• [Written request]
Without the pictures, output the lines of the material from the very first through the one that holds "plt.rcParams['font.family'] = ['Liberation".
*****
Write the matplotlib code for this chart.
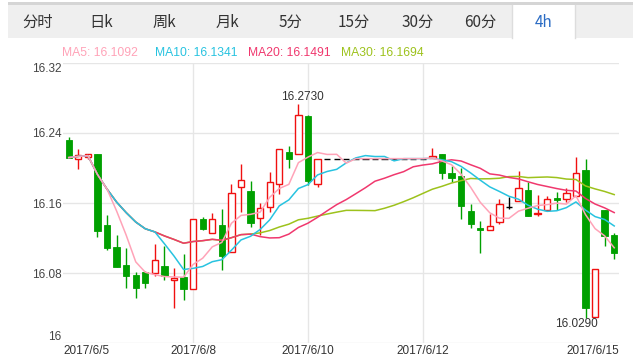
import numpy as np
import pandas as pd
import matplotlib
matplotlib.use('Agg')
import matplotlib.pyplot as plt
from matplotlib.patches import Rectangle
from matplotlib.transforms import blended_transform_factory

plt.rcParams['font.family'] = ['Liberation Sans', 'Noto Sans CJK SC', 'DejaVu Sans']

# 4h candles (open, high, low, close)
opens = [16.2320, 16.2106, 16.2122, 16.2160, 16.1349, 16.1094, 16.0891, 16.0777, 16.0808, 16.0797,
         16.0880, 16.0723, 16.0751, 16.0621, 16.1414, 16.1261, 16.1349, 16.1043, 16.1779, 16.1737,
         16.1425, 16.1558, 16.1814, 16.2179, 16.2157, 16.2594, 16.1814, 16.2106, 16.2106, 16.2106,
         16.2106, 16.2106, 16.2106, 16.2106, 16.2106, 16.2106, 16.2106, 16.2106, 16.2111, 16.2157,
         16.1939, 16.1909, 16.1509, 16.1311, 16.1288, 16.1379, 16.1558, 16.1626, 16.1749, 16.1471,
         16.1517, 16.1657, 16.1642, 16.1680, 16.1977, 16.0300, 16.1520, 16.1234]
highs = [16.2351, 16.2217, 16.2163, 16.2160, 16.1463, 16.1234, 16.1082, 16.0815, 16.0826, 16.1131,
         16.1109, 16.0854, 16.1017, 16.1414, 16.1437, 16.1482, 16.1528, 16.1817, 16.2046, 16.1855,
         16.1597, 16.1951, 16.2214, 16.2251, 16.2730, 16.2606, 16.2103, 16.2106, 16.2106, 16.2106,
         16.2106, 16.2106, 16.2106, 16.2106, 16.2106, 16.2106, 16.2106, 16.2106, 16.2225, 16.2157,
         16.2023, 16.2003, 16.1585, 16.1394, 16.1471, 16.1642, 16.1672, 16.1966, 16.1843, 16.1691,
         16.1680, 16.1722, 16.1768, 16.2122, 16.2099, 16.0842, 16.1520, 16.1254]
lows = [16.2118, 16.1992, 16.2099, 16.1215, 16.1063, 16.0872, 16.0632, 16.0511, 16.0632, 16.0766,
        16.0720, 16.0397, 16.0491, 16.0621, 16.1291, 16.1261, 16.0834, 16.1043, 16.1501, 16.1329,
        16.1234, 16.1501, 16.1699, 16.1997, 16.2157, 16.1806, 16.1779, 16.2106, 16.2106, 16.2106,
        16.2106, 16.2106, 16.2106, 16.2106, 16.2106, 16.2106, 16.2106, 16.2106, 16.2111, 16.1871,
        16.1843, 16.1417, 16.1318, 16.1032, 16.1288, 16.1357, 16.1531, 16.1626, 16.1455, 16.1455,
        16.1517, 16.1520, 16.1615, 16.1680, 16.0290, 16.0300, 16.1109, 16.0957]
closes = [16.2118, 16.2145, 16.2157, 16.1283, 16.1089, 16.0872, 16.0769, 16.0632, 16.0689, 16.0949,
          16.0766, 16.0746, 16.0621, 16.1414, 16.1306, 16.1414, 16.0998, 16.1711, 16.1863, 16.1368,
          16.1539, 16.1843, 16.2214, 16.2099, 16.2606, 16.1855, 16.2103, 16.2106, 16.2106, 16.2106,
          16.2106, 16.2106, 16.2106, 16.2106, 16.2106, 16.2106, 16.2106, 16.2106, 16.2141, 16.1939,
          16.1889, 16.1569, 16.1357, 16.1288, 16.1337, 16.1585, 16.1558, 16.1768, 16.1455, 16.1489,
          16.1642, 16.1638, 16.1711, 16.1939, 16.0408, 16.0842, 16.1226, 16.1032]

ma_periods = [5, 10, 20, 30]
ma_colors = ['#ffa3b8', '#28c3e0', '#f0386e', '#9dc21c']
ma_last = ['16.1092', '16.1341', '16.1491', '16.1694']

date_idx = [0, 13, 25, 37, 57]
date_labels = ['2017/6/5', '2017/6/8', '2017/6/10', '2017/6/12', '2017/6/15']

tabs = ['分时', '日k', '周k', '月k', '5分', '15分', '30分', '60分', '4h']

y_ticks = [16.00, 16.08, 16.16, 16.24, 16.32]
y_labels = ['16', '16.08', '16.16', '16.24', '16.32']

df = pd.DataFrame({'open': opens, 'high': highs, 'low': lows, 'close': closes})
x = np.arange(len(df))

W, H = 633, 357
fig = plt.figure(figsize=(W / 100, H / 100), dpi=100)

# main chart area
ax = fig.add_axes([63 / W, 1 - 343.3 / H, (619 - 63) / W, (343.3 - 62.7) / H])
ax.set_facecolor('none')
ax.set_xlim(-0.6, 57.5)
ax.set_ylim(16.0, 16.32)
for s in ax.spines.values():
    s.set_visible(False)

for yv in y_ticks:
    ax.axhline(yv, color='#e6e6e6', lw=1, zorder=0)
for i in date_idx[1:-1]:
    ax.axvline(i, color='#e6e6e6', lw=1, zorder=0)

ax.set_yticks(y_ticks)
ax.set_yticklabels(y_labels, fontsize=8.5, color='#444')
ax.tick_params(axis='y', length=0, pad=1)
ax.tick_params(axis='x', length=0, labelbottom=False)
ytl = ax.get_yticklabels()
ytl[0].set_va('bottom')
ytl[-1].set_va('top')

# candles
bw = 0.66
for i, r in df.iterrows():
    o, h, l, c = r['open'], r['high'], r['low'], r['close']
    if c > o:
        col = '#f01010'
        ax.vlines(i, l, h, color=col, lw=1, zorder=2)
        ax.bar(i, c - o, bw, bottom=o, facecolor='white', edgecolor=col, lw=1, zorder=3)
    elif c < o:
        col = '#00a000'
        ax.vlines(i, l, h, color=col, lw=1, zorder=2)
        ax.bar(i, c - o, bw, bottom=o, facecolor=col, edgecolor=col, lw=0.6, zorder=3)
    else:
        ax.vlines(i, l, h, color='black', lw=1, zorder=2)
        ax.hlines(c, i - bw / 2, i + bw / 2, color='black', lw=1, zorder=3)

# moving averages (longest drawn first so shorter ones sit on top)
for z, (n, col) in enumerate(reversed(list(zip(ma_periods, ma_colors)))):
    ma = df['close'].rolling(n, min_periods=1).mean()
    ax.plot(x, ma, color=col, lw=1.1, zorder=4 + z * 0.1)

# max / min marks
imax = int(np.argmax(highs))
imin = int(np.argmin(lows))
ax.annotate(f'{highs[imax]:.4f}', (imax, highs[imax]), xytext=(4, 1), textcoords='offset pixels',
            ha='center', va='bottom', fontsize=8.5, color='#333', zorder=5)
ax.annotate(f'{lows[imin]:.4f}', (imin, lows[imin]), xytext=(-9, 0), textcoords='offset pixels',
            ha='center', va='top', fontsize=8.5, color='#333', zorder=5)

# date labels
trans = blended_transform_factory(ax.transData, ax.transAxes)
for k, (i, lab) in enumerate(zip(date_idx, date_labels)):
    if k == 0:
        ax.text(0, -0.029, lab, transform=ax.transAxes, ha='left', va='center', fontsize=8.5, color='#333')
    elif k == len(date_idx) - 1:
        ax.text(1, -0.029, lab, transform=ax.transAxes, ha='right', va='center', fontsize=8.5, color='#333')
    else:
        ax.text(i, -0.029, lab, transform=trans, ha='center', va='center', fontsize=8.5, color='#333')

# header: tab bar and MA legend (pixel coordinates)
top = fig.add_axes([0, 0, 1, 1], zorder=-1)
top.set_xlim(0, W)
top.set_ylim(H, 0)
top.axis('off')
top.add_patch(Rectangle((8, 1.7), W - 8, 3.2, color='#d5d5d5', lw=0))
top.add_patch(Rectangle((8, 4.9), W - 8, 33.4, color='#efefef', lw=0))
tab_w = 63.2
for k, t in enumerate(tabs):
    cx = 38 + k * tab_w
    if k == len(tabs) - 1:
        x0 = cx - tab_w / 2
        top.add_patch(Rectangle((x0, 4.9), tab_w, 34, facecolor='white', lw=0))
        top.plot([x0, x0], [4.9, 38.3], color='#dddddd', lw=1)
        top.plot([x0 + tab_w, x0 + tab_w], [4.9, 38.3], color='#dddddd', lw=1)
        top.text(cx, 22.5, t, ha='center', va='center', fontsize=11, color='#2b6cc4',
                 family=['Noto Sans CJK SC', 'DejaVu Sans'])
    else:
        top.text(cx, 22.5, t, ha='center', va='center', fontsize=11, color='#333',
                 family=['Noto Sans CJK SC', 'DejaVu Sans'])

leg_x = [62, 155, 248, 341]
for n, col, val, lx in zip(ma_periods, ma_colors, ma_last, leg_x):
    top.text(lx, 52.5, f'MA{n}: {val}', ha='left', va='center', fontsize=8.7, color=col)

fig.savefig('out.png', dpi=100)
*****
• [Task result]
Write the matplotlib code for this chart.
import numpy as np
import pandas as pd
import matplotlib
matplotlib.use('Agg')
import matplotlib.pyplot as plt
from matplotlib.patches import Rectangle
from matplotlib.transforms import blended_transform_factory

plt.rcParams['font.family'] = ['Liberation Sans', 'Noto Sans CJK SC', 'DejaVu Sans']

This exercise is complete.